_Lines of data:_
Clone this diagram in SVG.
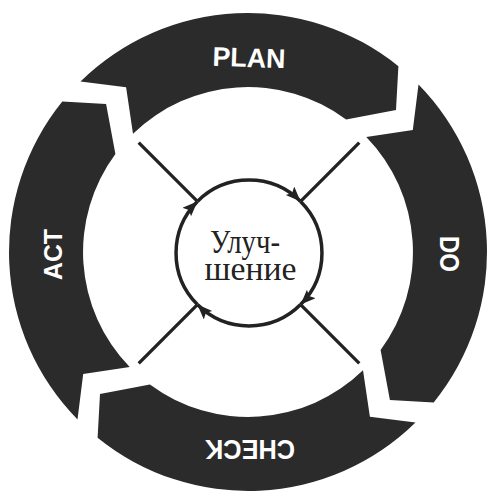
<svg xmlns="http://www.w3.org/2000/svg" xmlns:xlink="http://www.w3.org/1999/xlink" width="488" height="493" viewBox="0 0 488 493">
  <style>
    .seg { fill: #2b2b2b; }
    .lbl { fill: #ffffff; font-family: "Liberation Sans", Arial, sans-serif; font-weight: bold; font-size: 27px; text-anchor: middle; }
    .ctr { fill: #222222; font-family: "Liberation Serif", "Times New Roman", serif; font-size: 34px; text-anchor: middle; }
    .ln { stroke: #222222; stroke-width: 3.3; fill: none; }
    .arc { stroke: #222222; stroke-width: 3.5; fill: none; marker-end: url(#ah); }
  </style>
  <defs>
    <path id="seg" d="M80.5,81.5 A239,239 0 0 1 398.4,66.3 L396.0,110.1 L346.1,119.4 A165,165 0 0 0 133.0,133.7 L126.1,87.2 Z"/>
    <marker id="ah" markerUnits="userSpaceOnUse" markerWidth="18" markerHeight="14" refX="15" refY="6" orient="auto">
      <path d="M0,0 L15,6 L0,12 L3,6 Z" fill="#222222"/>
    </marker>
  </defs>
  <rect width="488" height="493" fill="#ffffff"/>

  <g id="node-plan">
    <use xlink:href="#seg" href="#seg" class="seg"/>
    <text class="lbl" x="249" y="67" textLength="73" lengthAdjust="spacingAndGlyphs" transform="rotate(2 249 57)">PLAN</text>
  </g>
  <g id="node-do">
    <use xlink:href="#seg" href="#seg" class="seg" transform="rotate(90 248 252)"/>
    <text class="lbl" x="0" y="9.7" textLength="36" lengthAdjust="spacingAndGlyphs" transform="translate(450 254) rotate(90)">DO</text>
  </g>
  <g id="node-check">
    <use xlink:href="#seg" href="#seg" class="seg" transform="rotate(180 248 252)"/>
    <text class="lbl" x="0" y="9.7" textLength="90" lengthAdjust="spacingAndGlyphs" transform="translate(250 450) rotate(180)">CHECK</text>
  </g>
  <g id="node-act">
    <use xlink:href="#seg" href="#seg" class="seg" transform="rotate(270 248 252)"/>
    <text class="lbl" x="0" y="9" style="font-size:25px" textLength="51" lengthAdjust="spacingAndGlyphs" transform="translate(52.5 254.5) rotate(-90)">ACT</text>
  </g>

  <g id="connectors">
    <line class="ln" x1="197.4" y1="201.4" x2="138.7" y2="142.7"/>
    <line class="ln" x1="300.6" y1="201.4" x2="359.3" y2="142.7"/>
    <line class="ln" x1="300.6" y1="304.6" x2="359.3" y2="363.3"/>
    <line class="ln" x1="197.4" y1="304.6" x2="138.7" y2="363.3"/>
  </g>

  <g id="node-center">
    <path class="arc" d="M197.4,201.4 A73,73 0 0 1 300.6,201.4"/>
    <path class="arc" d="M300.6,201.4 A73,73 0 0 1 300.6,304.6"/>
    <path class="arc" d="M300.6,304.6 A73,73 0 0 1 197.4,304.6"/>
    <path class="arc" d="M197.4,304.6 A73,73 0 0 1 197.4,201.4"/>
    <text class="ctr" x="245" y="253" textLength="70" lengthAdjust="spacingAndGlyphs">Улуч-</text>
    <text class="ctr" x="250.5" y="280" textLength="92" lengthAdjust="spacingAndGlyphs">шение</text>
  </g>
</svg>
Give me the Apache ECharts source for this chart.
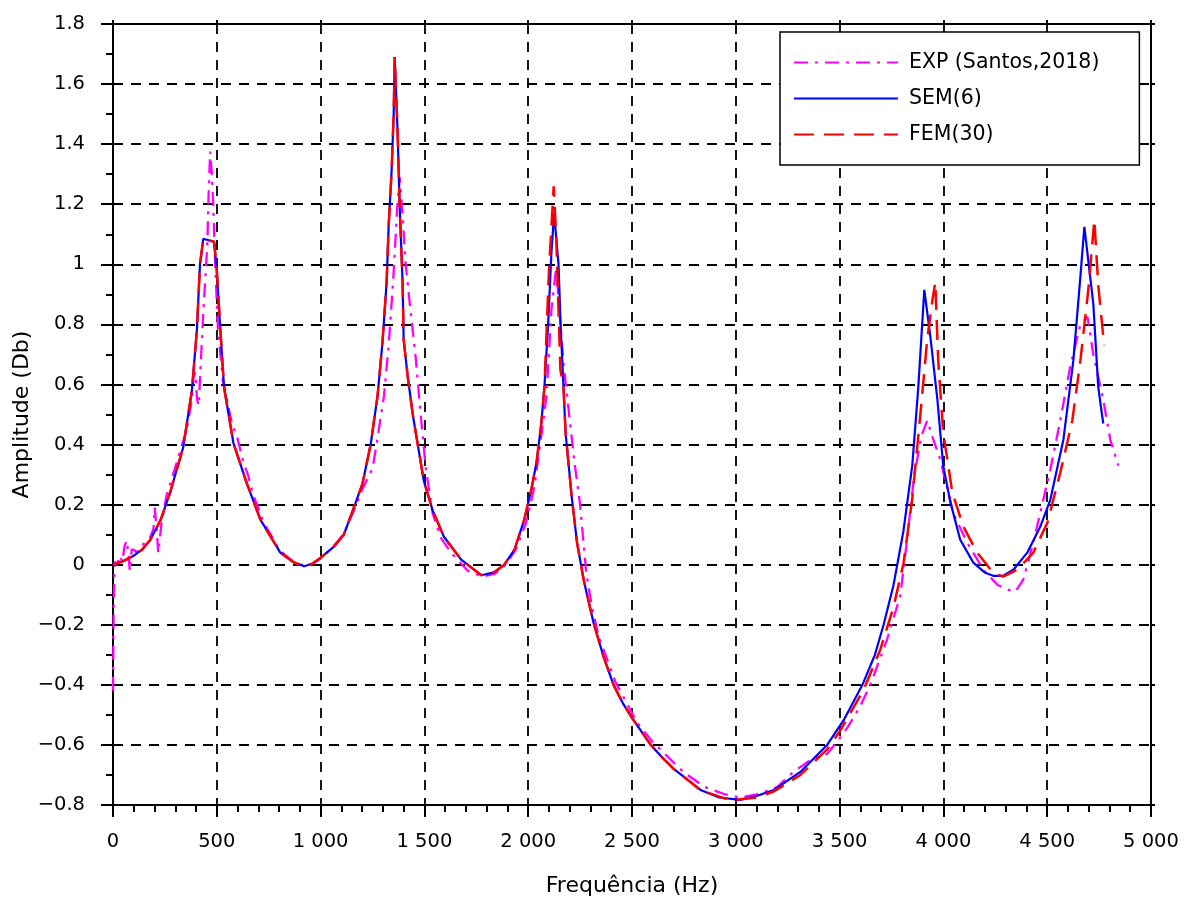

_Request:_ Word for word, quote the full listing, omitting every picture.

_Finished exercise:_
Clone this diagram in SVG.
<svg xmlns="http://www.w3.org/2000/svg" xmlns:xlink="http://www.w3.org/1999/xlink" width="488" height="493" viewBox="0 0 488 493">
  <style>
    .seg { fill: #2b2b2b; }
    .lbl { fill: #ffffff; font-family: "Liberation Sans", Arial, sans-serif; font-weight: bold; font-size: 27px; text-anchor: middle; }
    .ctr { fill: #222222; font-family: "Liberation Serif", "Times New Roman", serif; font-size: 34px; text-anchor: middle; }
    .ln { stroke: #222222; stroke-width: 3.3; fill: none; }
    .arc { stroke: #222222; stroke-width: 3.5; fill: none; marker-end: url(#ah); }
  </style>
  <defs>
    <path id="seg" d="M80.5,81.5 A239,239 0 0 1 398.4,66.3 L396.0,110.1 L346.1,119.4 A165,165 0 0 0 133.0,133.7 L126.1,87.2 Z"/>
    <marker id="ah" markerUnits="userSpaceOnUse" markerWidth="18" markerHeight="14" refX="15" refY="6" orient="auto">
      <path d="M0,0 L15,6 L0,12 L3,6 Z" fill="#222222"/>
    </marker>
  </defs>
  <rect width="488" height="493" fill="#ffffff"/>

  <g id="node-plan">
    <use xlink:href="#seg" href="#seg" class="seg"/>
    <text class="lbl" x="249" y="67" textLength="73" lengthAdjust="spacingAndGlyphs" transform="rotate(2 249 57)">PLAN</text>
  </g>
  <g id="node-do">
    <use xlink:href="#seg" href="#seg" class="seg" transform="rotate(90 248 252)"/>
    <text class="lbl" x="0" y="9.7" textLength="36" lengthAdjust="spacingAndGlyphs" transform="translate(450 254) rotate(90)">DO</text>
  </g>
  <g id="node-check">
    <use xlink:href="#seg" href="#seg" class="seg" transform="rotate(180 248 252)"/>
    <text class="lbl" x="0" y="9.7" textLength="90" lengthAdjust="spacingAndGlyphs" transform="translate(250 450) rotate(180)">CHECK</text>
  </g>
  <g id="node-act">
    <use xlink:href="#seg" href="#seg" class="seg" transform="rotate(270 248 252)"/>
    <text class="lbl" x="0" y="9" style="font-size:25px" textLength="51" lengthAdjust="spacingAndGlyphs" transform="translate(52.5 254.5) rotate(-90)">ACT</text>
  </g>

  <g id="connectors">
    <line class="ln" x1="197.4" y1="201.4" x2="138.7" y2="142.7"/>
    <line class="ln" x1="300.6" y1="201.4" x2="359.3" y2="142.7"/>
    <line class="ln" x1="300.6" y1="304.6" x2="359.3" y2="363.3"/>
    <line class="ln" x1="197.4" y1="304.6" x2="138.7" y2="363.3"/>
  </g>

  <g id="node-center">
    <path class="arc" d="M197.4,201.4 A73,73 0 0 1 300.6,201.4"/>
    <path class="arc" d="M300.6,201.4 A73,73 0 0 1 300.6,304.6"/>
    <path class="arc" d="M300.6,304.6 A73,73 0 0 1 197.4,304.6"/>
    <path class="arc" d="M197.4,304.6 A73,73 0 0 1 197.4,201.4"/>
    <text class="ctr" x="245" y="253" textLength="70" lengthAdjust="spacingAndGlyphs">Улуч-</text>
    <text class="ctr" x="250.5" y="280" textLength="92" lengthAdjust="spacingAndGlyphs">шение</text>
  </g>
</svg>
Give me the Apache ECharts source for this chart.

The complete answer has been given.